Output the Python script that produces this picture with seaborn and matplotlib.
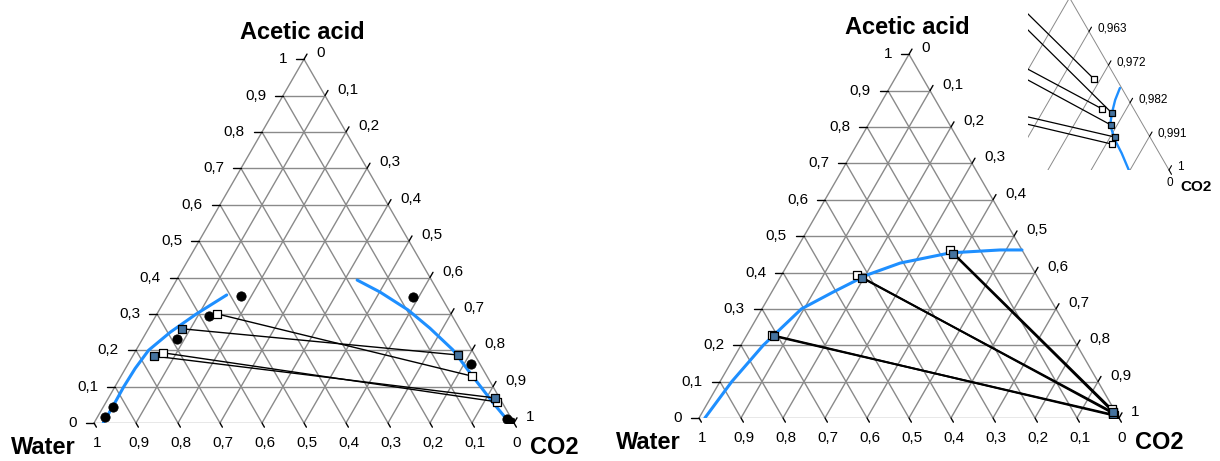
import numpy as np
import pandas as pd
import matplotlib.pyplot as plt
import seaborn as sns

H = np.sqrt(3) / 2
BLUE = "#1e8fff"
GRID = "#8a8a8a"
FILL = "#45739f"

# mass fractions: acetic acid (a) and CO2 (c), water is the rest
# ---- left diagram ----
left_curve1_a = [0.0, 0.05, 0.10, 0.15, 0.20, 0.25, 0.30, 0.352]
left_curve1_c = [0.022, 0.022, 0.021, 0.023, 0.030, 0.057, 0.094, 0.140]
left_curve2_a = [0.393, 0.360, 0.311, 0.261, 0.201, 0.127, 0.055, 0.0]
left_curve2_c = [0.430, 0.501, 0.592, 0.669, 0.754, 0.839, 0.923, 0.990]
left_dots_a = [0.0165, 0.044, 0.231, 0.294, 0.349, 0.346, 0.162, 0.010, 0.002]
left_dots_c = [0.018, 0.023, 0.082, 0.127, 0.175, 0.586, 0.816, 0.979, 0.992]
left_tie_kind = ["open", "filled", "filled", "open"]
left_tie_a1 = [0.300, 0.259, 0.184, 0.193]
left_tie_c1 = [0.143, 0.080, 0.051, 0.068]
left_tie_a2 = [0.129, 0.187, 0.069, 0.058]
left_tie_c2 = [0.835, 0.773, 0.920, 0.931]

# ---- right diagram ----
right_curve1_a = [0.0, 0.10, 0.20, 0.30, 0.346, 0.393, 0.426, 0.454, 0.462, 0.462]
right_curve1_c = [0.014, 0.028, 0.053, 0.094, 0.146, 0.203, 0.266, 0.371, 0.486, 0.538]
right_curve2_a = [0.0219, 0.0187, 0.0152, 0.0120, 0.0080, 0.0045, 0.0]
right_curve2_c = [0.9777, 0.9782, 0.9792, 0.9804, 0.9835, 0.9868, 0.9907]
right_tie_kind = ["open", "filled", "open", "filled", "open", "filled"]
right_tie_a1 = [0.228, 0.225, 0.393, 0.386, 0.462, 0.451]
right_tie_c1 = [0.060, 0.066, 0.179, 0.196, 0.367, 0.380]
right_tie_a2 = [0.0069, 0.0088, 0.0163, 0.0120, 0.0243, 0.0152]
right_tie_c2 = [0.9834, 0.9831, 0.9764, 0.9806, 0.9705, 0.9792]

main_ticks = [0.0, 0.1, 0.2, 0.3, 0.4, 0.5, 0.6, 0.7, 0.8, 0.9, 1.0]
main_tick_labels = ["0", "0,1", "0,2", "0,3", "0,4", "0,5", "0,6", "0,7", "0,8", "0,9", "1"]
inset_grid = [0.954, 0.963, 0.972, 0.982, 0.991]
inset_ticks = [0.963, 0.972, 0.982, 0.991, 1.0]
inset_tick_labels = ["0,963", "0,972", "0,982", "0,991", "1"]


def to_xy(a, c):
    a = np.asarray(a, dtype=float)
    c = np.asarray(c, dtype=float)
    return c + a / 2, a * H


def tie_frame(a1, c1, a2, c2):
    rows = []
    for i in range(len(a1)):
        for a, c in ((a1[i], c1[i]), (a2[i], c2[i])):
            x, y = to_xy(a, c)
            rows.append({"tie": i, "x": float(x), "y": float(y)})
    return pd.DataFrame(rows)


def draw_data(ax, curves, dots, kind, a1, c1, a2, c2, tie_lw, msize, curve_lw=2.2):
    for ca, cc in curves:
        x, y = to_xy(ca, cc)
        sns.lineplot(x=x, y=y, sort=False, estimator=None, color=BLUE, lw=curve_lw,
                     ax=ax, zorder=3)
    ties = tie_frame(a1, c1, a2, c2)
    sns.lineplot(data=ties, x="x", y="y", units="tie", estimator=None, sort=False,
                 color="black", lw=tie_lw, ax=ax, zorder=4)
    if dots is not None:
        x, y = to_xy(*dots)
        sns.scatterplot(x=x, y=y, color="black", s=45, edgecolor="black",
                        ax=ax, zorder=5)
    kind = np.array(kind)
    for k, face in (("open", "white"), ("filled", FILL)):
        m = kind == k
        pa = np.concatenate([np.array(a1)[m], np.array(a2)[m]])
        pc = np.concatenate([np.array(c1)[m], np.array(c2)[m]])
        x, y = to_xy(pa, pc)
        sns.scatterplot(x=x, y=y, marker="s", s=msize, color=face,
                        edgecolor="black", linewidth=0.9, ax=ax, zorder=6)


def draw_main(ax):
    # grid in the three directions, the triangle edges included
    for v in main_ticks[:-1]:
        for a, c in (([v, v], [0, 1 - v]), ([0, 1 - v], [v, v]), ([0, 1 - v], [1 - v, 0])):
            x, y = to_xy(a, c)
            ax.plot(x, y, color=GRID, lw=1.0, zorder=1)
    L = 8 / 420
    for v, lab in zip(main_ticks, main_tick_labels):
        # acetic acid, left edge
        x, y = to_xy(v, 0)
        ax.plot([x, x - L], [y, y], color="black", lw=1, clip_on=False)
        ax.annotate(lab, (x, y), xytext=(-17, 0), textcoords="offset pixels",
                    ha="right", va="center", fontsize=11)
        # CO2, right edge
        x, y = to_xy(1 - v, v)
        ax.plot([x, x + 0.75 * L * 0.5], [y, y + 0.75 * L * H], color="black", lw=1, clip_on=False)
        ax.annotate(lab, (x, y), xytext=(12, 6), textcoords="offset pixels",
                    ha="left", va="center", fontsize=11)
        # water, bottom edge
        x, y = to_xy(0, 1 - v)
        ax.plot([x, x + 0.6 * L * 0.5], [y, y - 0.6 * L * H], color="black", lw=1, clip_on=False)
        ax.annotate(lab, (x, y), xytext=(3, -20), textcoords="offset pixels",
                    ha="center", va="center", fontsize=11)
    bold = dict(textcoords="offset pixels", ha="center", va="center",
                fontsize=17, fontweight="bold")
    ax.annotate("Acetic acid", to_xy(1, 0), xytext=(-2, 27), **bold)
    ax.annotate("Water", to_xy(0, 0), xytext=(-51, -24), **bold)
    ax.annotate("CO2", to_xy(0, 1), xytext=(40, -24), **bold)
    ax.set_xlim(0, 1)
    ax.set_ylim(0, H)
    ax.axis("off")


sns.set_theme(style="white")
plt.rcParams["font.family"] = ["Liberation Sans", "DejaVu Sans"]
plt.rcParams["text.color"] = "black"

fig = plt.figure(figsize=(12.2, 4.61), dpi=100)
W, FH = 1220, 461

ax1 = fig.add_axes([94 / W, (FH - 423) / FH, 420 / W, 420 * H / FH])
draw_data(ax1, [(left_curve1_a, left_curve1_c), (left_curve2_a, left_curve2_c)],
          (left_dots_a, left_dots_c), left_tie_kind,
          left_tie_a1, left_tie_c1, left_tie_a2, left_tie_c2, 1.0, 30)
draw_main(ax1)

ax2 = fig.add_axes([699 / W, (FH - 418) / FH, 420 / W, 420 * H / FH])
draw_data(ax2, [(right_curve1_a, right_curve1_c), (right_curve2_a, right_curve2_c)],
          None, right_tie_kind,
          right_tie_a1, right_tie_c1, right_tie_a2, right_tie_c2, 1.4, 30)
draw_main(ax2)

# zoomed view of the CO2 corner of the right diagram
S = 4324
ax3 = fig.add_axes([1028 / W, (FH - 170) / FH, 141 / W, 170 / FH])
draw_data(ax3, [(right_curve2_a, right_curve2_c)], None, right_tie_kind,
          right_tie_a1, right_tie_c1, right_tie_a2, right_tie_c2, 0.9, 20, curve_lw=1.7)
for v in inset_grid:
    x, y = to_xy([0, 1 - v], [v, v])
    ax3.plot(x, y, color=GRID, lw=0.7, zorder=1)
for a, c in (([0, 0], [0, 1]), ([0, 1], [1, 0])):
    x, y = to_xy(a, c)
    ax3.plot(x, y, color=GRID, lw=0.7, zorder=1)
Li = 5 / S
for v, lab in zip(inset_ticks, inset_tick_labels):
    x, y = to_xy(1 - v, v)
    ax3.plot([x, x + Li * 0.5], [y, y + Li * H], color="black", lw=0.8, clip_on=False)
    ax3.annotate(lab, (x, y), xytext=(8, 3), textcoords="offset pixels",
                 ha="left", va="center", fontsize=8.5, annotation_clip=False)
x, y = to_xy(0, 1)
ax3.plot([x, x + Li * 0.5], [y, y - Li * H], color="black", lw=0.8, clip_on=False)
ax3.annotate("0", (x, y), xytext=(1, -13), textcoords="offset pixels",
             ha="center", va="center", fontsize=8.5, annotation_clip=False)
ax3.annotate("CO2", (x, y), xytext=(11, -17), textcoords="offset pixels",
             ha="left", va="center", fontsize=11, fontweight="bold", annotation_clip=False)
ax3.set_xlim(1 - 141 / S, 1)
ax3.set_ylim(0, 170 / S)
ax3.axis("off")

fig.savefig("out.png", dpi=100)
---*---
**What is needed**
Begin at the top of the material above and output each line exactly, stopping after the line that holds "left_tie_c2 = [0.835, 0.773, 0.920, 0.931]". Leave out pictures.

**Written solution**
Output the Python script that produces this picture with seaborn and matplotlib.
import numpy as np
import pandas as pd
import matplotlib.pyplot as plt
import seaborn as sns

H = np.sqrt(3) / 2
BLUE = "#1e8fff"
GRID = "#8a8a8a"
FILL = "#45739f"

# mass fractions: acetic acid (a) and CO2 (c), water is the rest
# ---- left diagram ----
left_curve1_a = [0.0, 0.05, 0.10, 0.15, 0.20, 0.25, 0.30, 0.352]
left_curve1_c = [0.022, 0.022, 0.021, 0.023, 0.030, 0.057, 0.094, 0.140]
left_curve2_a = [0.393, 0.360, 0.311, 0.261, 0.201, 0.127, 0.055, 0.0]
left_curve2_c = [0.430, 0.501, 0.592, 0.669, 0.754, 0.839, 0.923, 0.990]
left_dots_a = [0.0165, 0.044, 0.231, 0.294, 0.349, 0.346, 0.162, 0.010, 0.002]
left_dots_c = [0.018, 0.023, 0.082, 0.127, 0.175, 0.586, 0.816, 0.979, 0.992]
left_tie_kind = ["open", "filled", "filled", "open"]
left_tie_a1 = [0.300, 0.259, 0.184, 0.193]
left_tie_c1 = [0.143, 0.080, 0.051, 0.068]
left_tie_a2 = [0.129, 0.187, 0.069, 0.058]
left_tie_c2 = [0.835, 0.773, 0.920, 0.931]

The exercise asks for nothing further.